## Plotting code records

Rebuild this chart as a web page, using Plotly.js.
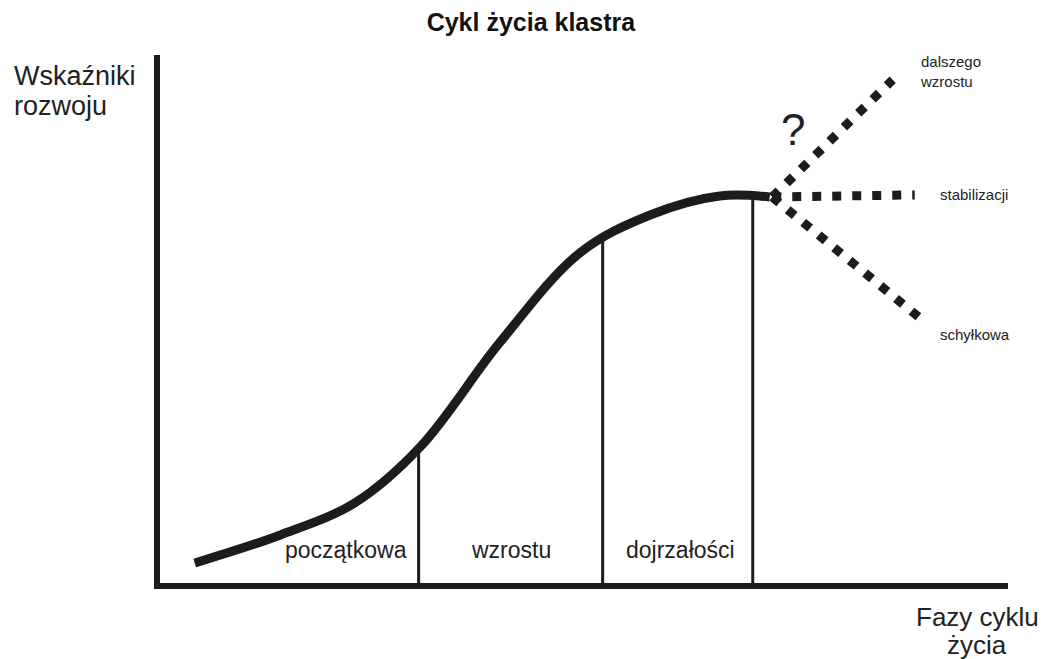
<!DOCTYPE html>
<html>
<head>
<meta charset="utf-8">
<script src="https://cdn.plot.ly/plotly-3.0.1.min.js"></script>
<style>
  html, body { margin: 0; padding: 0; background: #ffffff; }
  #chart { width: 1043px; height: 659px; }
</style>
</head>
<body>
<div id="chart"></div>
<script>
// ---- data (in 0..100 diagram units) ----
const curveX = [4.1, 14.2, 23.0, 30.7, 40.1, 49.5, 57.8, 66.0, 71.9];
const curveY = [3.8, 9.1, 15.2, 25.8, 45.6, 62.5, 69.7, 73.3, 73.1];

const phaseLabels = ['początkowa', 'wzrostu', 'dojrzałości'];
const phaseLabelX = [21.9, 41.4, 61.4];
const phaseLabelY = [6.3, 6.3, 6.3];
const phaseBoundaryX = [30.5, 52.2, 69.9];
const phaseBoundaryTop = [25.6, 65.3, 73.3];

const scenarioStartX = 72.2;
const scenarioStartY = 73.1;
const scenarioNames = ['dalszego<br>wzrostu', 'stabilizacji', 'schyłkowa'];
const scenarioEndX = [86.4, 89.0, 89.9];
const scenarioEndY = [95.3, 73.5, 49.8];
const scenarioLabelX = [89.4, 91.7, 91.7];
const scenarioLabelY = [96.8, 73.5, 47.0];

const questionMark = '?';
const questionX = 74.6;
const questionY = 85.8;

const chartTitle = 'Cykl życia klastra';
const yTitleLines = ['Wskaźniki', 'rozwoju'];
const xTitleLines = ['Fazy cyklu', 'życia'];

// ---- styles ----
const INK = '#1c1c1c';
const TXT = '#222222';
const FONT = 'Liberation Sans, Arial, sans-serif';

const traces = [];

// main S-curve
traces.push({
  x: curveX, y: curveY, type: 'scatter', mode: 'lines',
  line: { color: INK, width: 9, shape: 'spline', smoothing: 1.0 },
  hoverinfo: 'skip', showlegend: false
});

// phase boundaries
phaseBoundaryX.forEach((bx, i) => {
  traces.push({
    x: [bx, bx], y: [0, phaseBoundaryTop[i]], type: 'scatter', mode: 'lines',
    line: { color: INK, width: 3 }, hoverinfo: 'skip', showlegend: false
  });
});

// future scenarios (dotted)
scenarioEndX.forEach((ex, i) => {
  traces.push({
    x: [scenarioStartX, ex], y: [scenarioStartY, scenarioEndY[i]], type: 'scatter', mode: 'lines',
    line: { color: INK, width: 9, dash: '9px,11px' }, hoverinfo: 'skip', showlegend: false
  });
});

const annotations = [];
phaseLabels.forEach((t, i) => {
  annotations.push({
    x: phaseLabelX[i], y: phaseLabelY[i], xref: 'x', yref: 'y', text: t,
    showarrow: false, xanchor: 'center', yanchor: 'middle',
    font: { family: FONT, size: 23, color: TXT }
  });
});
scenarioNames.forEach((t, i) => {
  annotations.push({
    x: scenarioLabelX[i], y: scenarioLabelY[i], xref: 'x', yref: 'y', text: t,
    showarrow: false, xanchor: 'left', yanchor: 'middle', align: 'left',
    font: { family: FONT, size: 15, color: TXT }
  });
});
annotations.push({
  x: questionX, y: questionY, xref: 'x', yref: 'y', text: questionMark,
  showarrow: false, xanchor: 'center', yanchor: 'middle',
  font: { family: FONT, size: 44, color: TXT }
});
// y-axis title (two lines, left aligned)
const yTitlePaperY = [0.96, 0.903];
yTitleLines.forEach((t, i) => {
  annotations.push({
    x: -0.174, y: yTitlePaperY[i], xref: 'paper', yref: 'paper', text: t,
    showarrow: false, xanchor: 'left', yanchor: 'middle', align: 'left',
    font: { family: FONT, size: 27, color: TXT }
  });
});
// x-axis title (two lines, centred)
const xTitlePaperY = [-0.065, -0.117];
xTitleLines.forEach((t, i) => {
  annotations.push({
    x: 0.964, y: xTitlePaperY[i], xref: 'paper', yref: 'paper', text: t,
    showarrow: false, xanchor: 'center', yanchor: 'middle', align: 'center',
    font: { family: FONT, size: 26, color: TXT }
  });
});

const axisCommon = {
  range: [0, 100], showgrid: false, zeroline: false, showticklabels: false,
  ticks: '', showline: true, linecolor: INK, linewidth: 6, fixedrange: true
};

const layout = {
  width: 1043, height: 659,
  paper_bgcolor: '#ffffff', plot_bgcolor: '#ffffff',
  margin: { l: 160, r: 35, t: 55, b: 76 },
  title: {
    text: '<b>' + chartTitle + '</b>', x: 0.509, y: 0.966, xanchor: 'center', yanchor: 'middle',
    font: { family: FONT, size: 25, color: '#111111' }
  },
  xaxis: Object.assign({}, axisCommon),
  yaxis: Object.assign({}, axisCommon),
  annotations: annotations,
  showlegend: false
};

Plotly.newPlot('chart', traces, layout, { displayModeBar: false, staticPlot: true });
</script>
</body>
</html>
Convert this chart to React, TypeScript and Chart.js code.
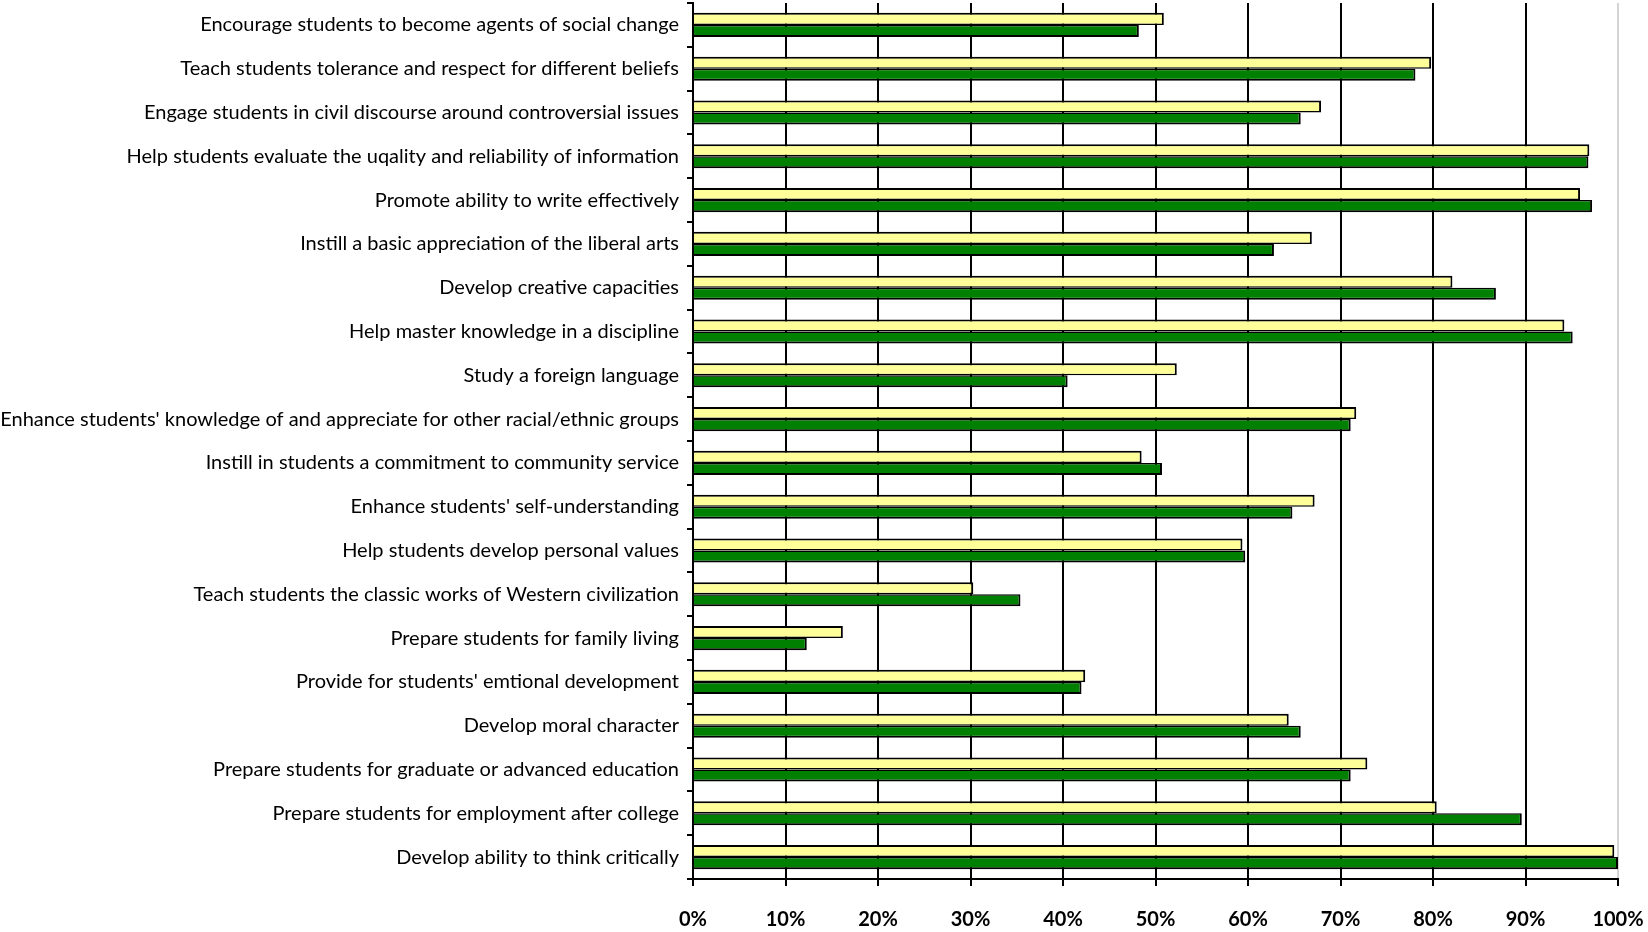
import React, { useEffect, useRef } from "react";
import { Chart, registerables } from "chart.js";

Chart.register(...registerables);

const categories: string[] = [
  "Encourage students to become agents of social change",
  "Teach students tolerance and respect for different beliefs",
  "Engage students in civil discourse around controversial issues",
  "Help students evaluate the uqality and reliability of information",
  "Promote ability to write effectively",
  "Instill a basic appreciation of the liberal arts",
  "Develop creative capacities",
  "Help master knowledge in a discipline",
  "Study a foreign language",
  "Enhance students' knowledge of and appreciate for other racial/ethnic groups",
  "Instill in students a commitment to community service",
  "Enhance students' self-understanding",
  "Help students develop personal values",
  "Teach students the classic works of Western civilization",
  "Prepare students for family living",
  "Provide for students' emtional development",
  "Develop moral character",
  "Prepare students for graduate or advanced education",
  "Prepare students for employment after college",
  "Develop ability to think critically",
];

const yellowSeries: number[] = [
  50.9, 79.8, 67.9, 96.9, 95.9, 66.9, 82.1, 94.2, 52.3, 71.7,
  48.5, 67.2, 59.4, 30.3, 16.2, 42.4, 64.4, 72.9, 80.4, 99.6,
];

const greenSeries: number[] = [
  48.2, 78.1, 65.7, 96.8, 97.2, 62.8, 86.8, 95.1, 40.5, 71.1,
  50.7, 64.8, 59.7, 35.4, 12.3, 42.0, 65.7, 71.1, 89.6, 100,
];

const xTickValues: number[] = [0, 10, 20, 30, 40, 50, 60, 70, 80, 90, 100];

export default function App() {
  const canvasRef = useRef<HTMLCanvasElement | null>(null);

  useEffect(() => {
    document.body.style.margin = "0";
    const canvas = canvasRef.current;
    if (!canvas) return;
    const chart = new Chart(canvas, {
      type: "bar",
      data: {
        labels: categories,
        datasets: [
          {
            label: "Series 1",
            data: yellowSeries,
            backgroundColor: "#FFFF99",
            borderColor: "#000000",
            borderWidth: { top: 2, right: 2, bottom: 1.5, left: 2 } as any,
            categoryPercentage: 0.55,
            barPercentage: 1,
          },
          {
            label: "Series 2",
            data: greenSeries,
            backgroundColor: "#008000",
            borderColor: "#000000",
            borderWidth: { top: 1.5, right: 2, bottom: 2, left: 2 } as any,
            categoryPercentage: 0.55,
            barPercentage: 1,
          },
        ],
      },
      options: {
        indexAxis: "y",
        animation: false,
        responsive: false,
        maintainAspectRatio: false,
        layout: { padding: { left: 0, right: 30, top: 3, bottom: 0 } },
        plugins: {
          legend: { display: false },
          tooltip: { enabled: false },
          title: { display: false },
        },
        scales: {
          x: {
            type: "linear",
            min: 0,
            max: 100,
            afterBuildTicks: (scale: any) => {
              scale.ticks = xTickValues.map((v) => ({ value: v }));
            },
            afterFit: (scale: any) => {
              scale.paddingLeft = 0;
              scale.paddingRight = 0;
              scale.height = 53;
            },
            ticks: {
              callback: (v: any) => v + "%",
              color: "#000",
              padding: 22,
              font: { family: "Lato", size: 20, weight: "bold" },
              maxRotation: 0,
            },
            grid: {
              color: (ctx: any) =>
                ctx.tick && ctx.tick.value === 100 ? "#d4d4d4" : "#000000",
              lineWidth: 2,
              drawTicks: true,
              tickLength: 7,
              tickColor: "#000000",
              tickWidth: 2,
            },
            border: { display: true, color: "#000000", width: 2 },
          },
          y: {
            type: "category",
            afterFit: (scale: any) => {
              scale.width = 693;
              scale.paddingTop = 0;
              scale.paddingBottom = 0;
            },
            ticks: {
              autoSkip: false,
              color: "#000",
              padding: 8,
              font: { family: "Lato", size: 20 },
            },
            grid: {
              drawOnChartArea: false,
              drawTicks: true,
              tickLength: 6,
              color: "#000000",
              lineWidth: 2,
            },
            border: { display: true, color: "#000000", width: 2 },
          },
        },
      },
    });
    return () => {
      chart.destroy();
    };
  }, []);

  return (
    <div style={{ position: "absolute", left: 0, top: 0, width: 1648, height: 932, background: "#fff" }}>
      <canvas ref={canvasRef} width={1648} height={932} style={{ width: 1648, height: 932, display: "block" }} />
    </div>
  );
}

## What you will do
Repeat word for word the lines above, from the first entry through the line containing "69.7, 73.3, 73.1];", with both ends kept and the pictures dropped.

## Written response
Rebuild this chart as a web page, using Plotly.js.
<!DOCTYPE html>
<html>
<head>
<meta charset="utf-8">
<script src="https://cdn.plot.ly/plotly-3.0.1.min.js"></script>
<style>
  html, body { margin: 0; padding: 0; background: #ffffff; }
  #chart { width: 1043px; height: 659px; }
</style>
</head>
<body>
<div id="chart"></div>
<script>
// ---- data (in 0..100 diagram units) ----
const curveX = [4.1, 14.2, 23.0, 30.7, 40.1, 49.5, 57.8, 66.0, 71.9];
const curveY = [3.8, 9.1, 15.2, 25.8, 45.6, 62.5, 69.7, 73.3, 73.1];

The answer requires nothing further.